Her father, sure that she has willingly abandoned him to enjoy the world’s temptations, arrives and violently denounces her. In absolute despair, Iris throws herself down an open sewer. Initially questioning how she came to this sorry state, she soon comes to accept that her imminent death will result in the birth of more flowers brought forth by the all-powerful sun.

The celebrated choral opening of the opera, the spectacular “Inno del Sole” threatens to overwhelm poor Iris’s humble story before it begins. Eventually we realize that the chorus serves as the key to this eccentrically opaque character.

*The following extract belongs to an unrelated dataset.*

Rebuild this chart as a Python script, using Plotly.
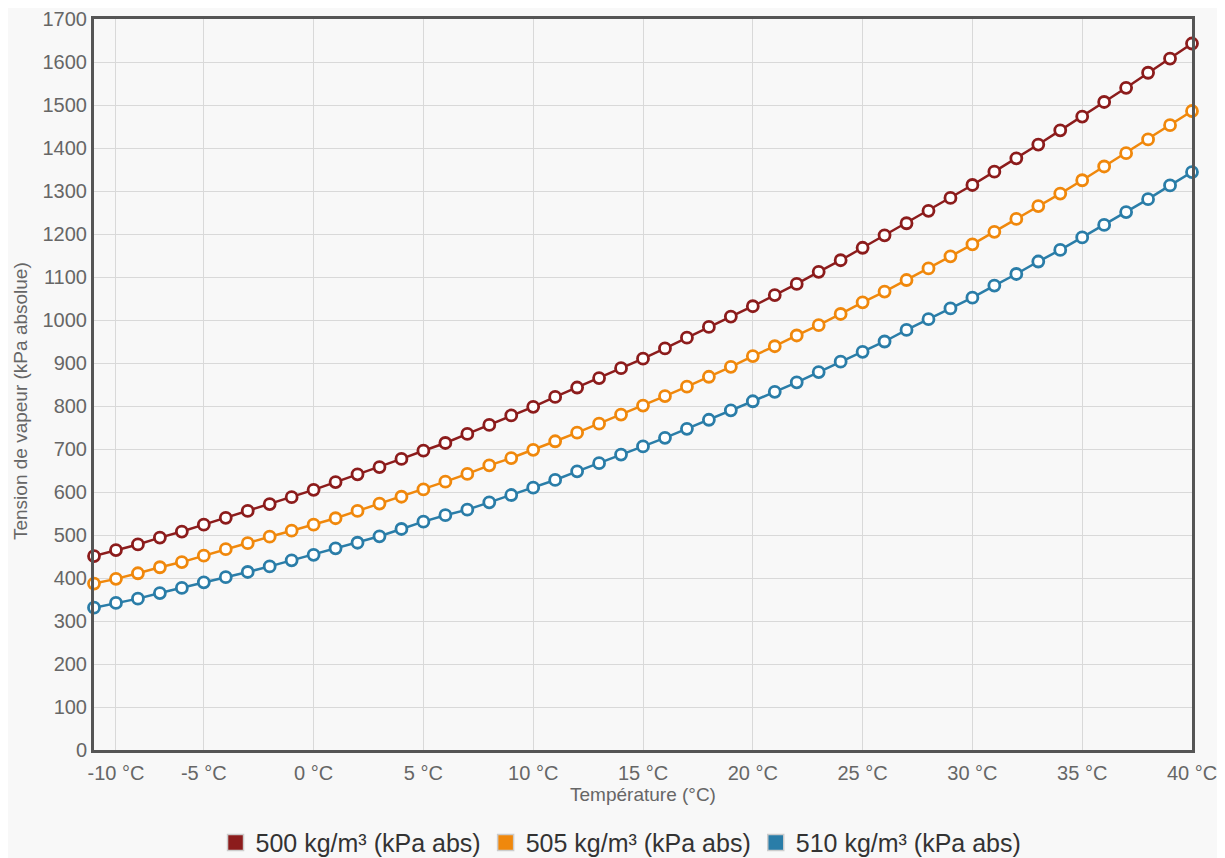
import plotly.graph_objects as go

temps = list(range(-10, 41))

p500 = [451, 465, 478, 494, 508, 524, 540, 556, 572, 588,
        605, 623, 641, 658, 677, 696, 714, 735, 756, 778,
        798, 821, 843, 865, 888, 910, 934, 959, 984, 1008,
        1032, 1058, 1084, 1112, 1139, 1168, 1197, 1225, 1254, 1284,
        1314, 1345, 1376, 1408, 1441, 1473, 1507, 1540, 1575, 1608,
        1643]
p505 = [387, 398, 411, 425, 437, 452, 467, 481, 496, 510,
        524, 539, 556, 573, 589, 606, 624, 642, 662, 679,
        698, 718, 738, 759, 780, 801, 823, 845, 868, 891,
        916, 939, 964, 988, 1014, 1041, 1066, 1093, 1120, 1148,
        1176, 1205, 1235, 1265, 1294, 1325, 1357, 1388, 1420, 1453,
        1486]
p510 = [331, 342, 352, 365, 377, 390, 402, 414, 427, 441,
        454, 469, 482, 497, 514, 531, 546, 559, 576, 593,
        610, 628, 648, 667, 687, 706, 726, 747, 768, 790,
        811, 833, 855, 879, 903, 926, 950, 977, 1002, 1027,
        1052, 1080, 1107, 1136, 1163, 1192, 1221, 1251, 1281, 1313,
        1344]

series_names = ["500 kg/m³ (kPa abs)", "505 kg/m³ (kPa abs)", "510 kg/m³ (kPa abs)"]
series_colors = ["#8c1c1c", "#f0880c", "#2a7da8"]

x_tick_vals = [-9, -5, 0, 5, 10, 15, 20, 25, 30, 35, 40]
x_tick_text = ["-10 °C", "-5 °C", "0 °C", "5 °C", "10 °C", "15 °C", "20 °C",
               "25 °C", "30 °C", "35 °C", "40 °C"]

x_title = "Température (°C)"
y_title = "Tension de vapeur (kPa absolue)"

FONT = "Liberation Sans, Arial, sans-serif"

fig = go.Figure()
for name, vals, col in zip(series_names, [p500, p505, p510], series_colors):
    fig.add_trace(go.Scatter(
        x=temps, y=vals, mode="lines+markers", name=name, showlegend=False,
        line=dict(color=col, width=2.5),
        marker=dict(symbol="circle", size=11, color="white",
                    line=dict(color=col, width=2.8)),
        cliponaxis=False,
    ))
for name, col in zip(series_names, series_colors):
    fig.add_trace(go.Scatter(
        x=[None], y=[None], mode="markers", name=name, showlegend=True,
        marker=dict(symbol="square", size=17, color=col,
                    line=dict(color="#cccccc", width=1.5)),
    ))

fig.add_annotation(
    text=y_title, textangle=-90, xref="paper", yref="paper",
    x=-0.0674, y=0.4774, xanchor="center", yanchor="middle", showarrow=False,
    font=dict(size=19, color="#666666", family=FONT),
)

fig.update_layout(
    width=1217, height=850,
    margin=dict(l=86, r=33, t=11, b=108, autoexpand=False),
    paper_bgcolor="#f8f8f8", plot_bgcolor="#f8f8f8",
    font=dict(family=FONT, color="#666666", size=20),
    showlegend=True,
    legend=dict(orientation="h", x=0.48, xanchor="center",
                yref="container", y=0.018, yanchor="middle",
                font=dict(size=25, color="#333333"),
                bgcolor="rgba(0,0,0,0)"),
    xaxis=dict(
        range=[-10, 40], tickvals=x_tick_vals, ticktext=x_tick_text,
        showgrid=True, gridcolor="#d9d9d9", gridwidth=1,
        showline=True, linecolor="#555555", linewidth=3, mirror=True,
        ticks="", zeroline=False, ticklabelstandoff=3, ticklabeloverflow="allow",
        tickfont=dict(size=20, color="#666666"),
        title=dict(text=x_title, font=dict(size=19, color="#666666"), standoff=3),
    ),
    yaxis=dict(
        range=[0, 1700], dtick=100,
        showgrid=True, gridcolor="#d9d9d9", gridwidth=1,
        showline=True, linecolor="#555555", linewidth=3, mirror=True,
        ticks="", zeroline=False, ticklabelstandoff=0, ticklabeloverflow="allow",
        tickfont=dict(size=20, color="#666666"),
    ),
)

fig.write_html("out.html")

Iris 2One problem is that she remains more of a symbol than a flesh-and-blood woman; most any other operatic heroine would have ecstatically succumb to Osaka’s fervent entreaties. Instead she recounts in her striking aria “Un di, era piccina” that a monk once told her the chilling story of a sea monster who represents Pleasure and Death.

Cowering on the floor traumatized by Osaka’s suit, Trevigne skillfully balanced Iris’s trauma with her blind commitment to her innocent world view. She beautifully negotiated the pure innocence of Iris while allowing us to become occasionally frustrated with her stubbornness. She was particularly arresting in Iris’s wrenching existential encounters in the sewer with her father and Osaka and Kyoto.

Although her warmly shining soprano took a while to warm up—the middle often disappeared during the first act—she soared expressively above the staff where her tight vibrato excitingly throbbed with confused emotion.

Gerard Schneider as Osaka also began in rough voice, his throbbing tenor often alarmingly hoarse. He settled down in the second act and his attempted seduction of Iris often rang out impressively. Unfortunately his disturbingly over sung performance showed little concern for dynamic nuance. Although Douglas Williams strutted about provocatively as the vicious pimp, he too struggled with part a size or two too big for his mellow baritone.

As Il Cieco Matthew Boehler was gratefully cast and sang well, although this promising young bass lacked the gravitas that might been brought to the role by a more experienced singer. Mezzo Cecelia Hall gracefully negotiated the vocal and awkward choreographic demands of the geisha who dominates the first-act puppet play.

Iris 3Particularly when he could concentrate on the interaction between two or three characters, Darrah drew focused, compelling work from his principals, and he wisely eschewed the work’s Japonisme that initially may have accounted for some of opera’s initial success. Emily Anne MacDonald and Cameron Jaye Mock’s simple and arresting sets revealed no particular geographic location.

The red lacquer “sex cabins” that dotted the second act set were particularly effective. Unfortunately many of Peabody Southwell’s grim costumes were eye-poppingly hideous, particularly Kyoto’s outrageous “hostess pajamas,” and the many be-sequined denizens of his brothel who looked as if they had stepped out of a wisely discarded episode of 1960s vintage Star Trek.

Generally considerate to his hard-working singers, Botstein drew loudly vigorous playing from the American Symphony Orchestra but as usual his conducting veered to the bombastic particularly in his full-bore, nearly deafening renditions of the choruses to the sun that begin and end the work.

In its early years Iris attracted the greatest singers of the day—the world premiere starred Hariclea Darclée and Fernando De Lucia—but for all its frequently gorgeous music, Illica’s curiously uninvolving libretto must account for why Iris is so infrequently performed, absent from the Met for 85 years. In the quarter-century it was performed there it managed only16 performances, despite casts that included Emma Eames, Lucrezia Bori, Elisabeth Rethberg, Enrico Caruso, Beniamino Gigli, Antonio Scotti and Ezio Pinza.

Since then such widely varied divas as Clara Petrella, Magda Olivero, Adriana Maliponte, and Olivia Stapp have taken on Mascagni’s innocent in the odd revival. But perhaps Iris’s fortunes are changing—tomorrow (26 July) in a concert performance in Montpellier Bulgarian soprano Sonya Yoncheva sings the title role for the first time, conducted by her husband Domingo Hindoyan.

In the meantime three more performances remain during Summerscape, and Trevigne’s glowing performance is more than enough to make the trip to Annandale-on-Hudson for Iris worthwhile.